All this is supposed to change under perestroika, the term used for a brand-new approach to the functioning of the economy. Perestroika would seem to be an idea whose time had to come, with or without the willing and able assistance of General Secretary Mikhail S. Gorbachev. Surely, the Soviets could not have ignored the obvious much longer.

Unfortunately, the view is fairly uniform among experts that perestroika, at least in present form, will not produce major change soon, if it is allowed to produce any at all. One expert maintains that at least 10% of the Soviet labor force is redundant and must be squeezed out if the economy is to approach efficiency. How do you do that in a society committed since the beginning of the revolution to “full” employment? What happens to those people? At the same time, everyone agrees that the change is real to some degree and that the Soviet economy has seen the worst.

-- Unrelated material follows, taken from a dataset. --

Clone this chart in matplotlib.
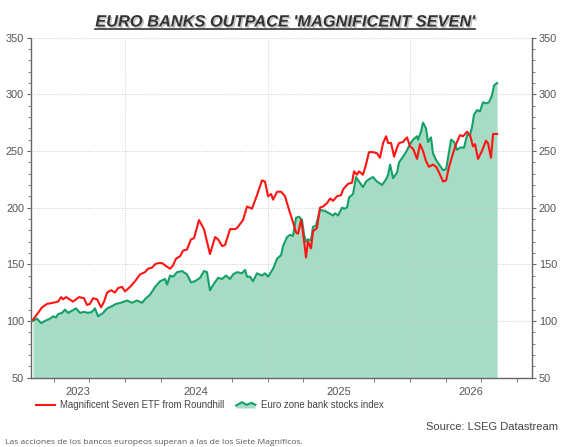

Two of the major forces that motivate economic behavior are fear and greed. It would seem that the Soviets, either by choice or necessity, have emphasized the former while the United States tends to accent the latter. The U.S. system is far from perfect and often generates extremes of inequity, to say nothing of taste, along with the genuine benefits. Yet, even a brief tourist’s look at the Soviet economy was sufficient to demonstrate that a system that is deaf to the voice of the marketplace and ignores rather than channels some of the baser elements of human nature is likely to generate a lot of words, paper and police but not much in the way of genuine improvements in either the level or quality of living of its citizens.